栗原:ゲストハウスを開く機会があれば、またやりたいなと思います。また、株式会社「TSUNAGU」の活動では、空き家になった別荘の宿泊管理もできるようになりたいと思います。空き家になる別荘が多いですが、宿泊管理の許可を持つ会社は群馬県内には8社しかありません。そこで、「TSUNAGU」でもその認可を受け活動することで、以前ゲストハウスをやっていた経験も生かせるのではないかと思います。

●そうなんですね。いろいろな活動がしっかりと繋がっていますね!

栗原:そうですね。何でも繋ぐことができると思っています。ヒト、トキ、空間、全てを繋ぐことができますね(笑)そのうち仕事も紹介するかもしれません(笑)

●おお!すばらしい。お話ありがとうございました。

 

栗原大輔さんのSNS

−Twitter:https://twitter.com/krhrdisk26

−Facebook https://www.facebook.com/daisuke.kurihara.779

株式会社『TSUNAGU』

『ひの芽 古材古道具』

キャリアモデル視点から見る栗原さんの活動

株式会社『TSUNAGU』では空き家などの管理と古道具の再利用の事業を行う栗原さん。

栗原さんの現在の活動を『キャリアモデル図』にまとめました。

3つの活動があり、一見すると異なる分野に見えるそれぞれの活動も、「地域の空き地、空き家問題の解決」という点でシナジー(関係性)があります。

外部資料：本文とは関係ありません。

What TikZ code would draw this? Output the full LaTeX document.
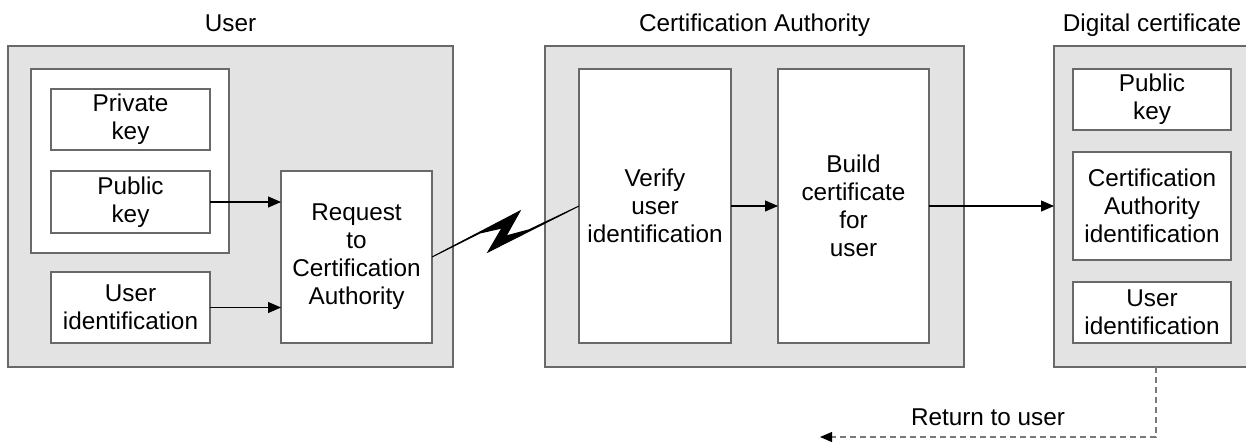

そして、『ひの芽』の活動には『古道具再生士』という職業をつけさせていただきました。

さらには今後、風景修復士としての活動も期待です。

例えば、農業の経験もある栗原さんが地域の人への田植え体験を行い田んぼを蘇らせたり、空き家や空き地で古道具を販売する市場を開くなどによって、地域がにぎやかになり、風景の修復へ繋がるといったこともあるのではないでしょうか。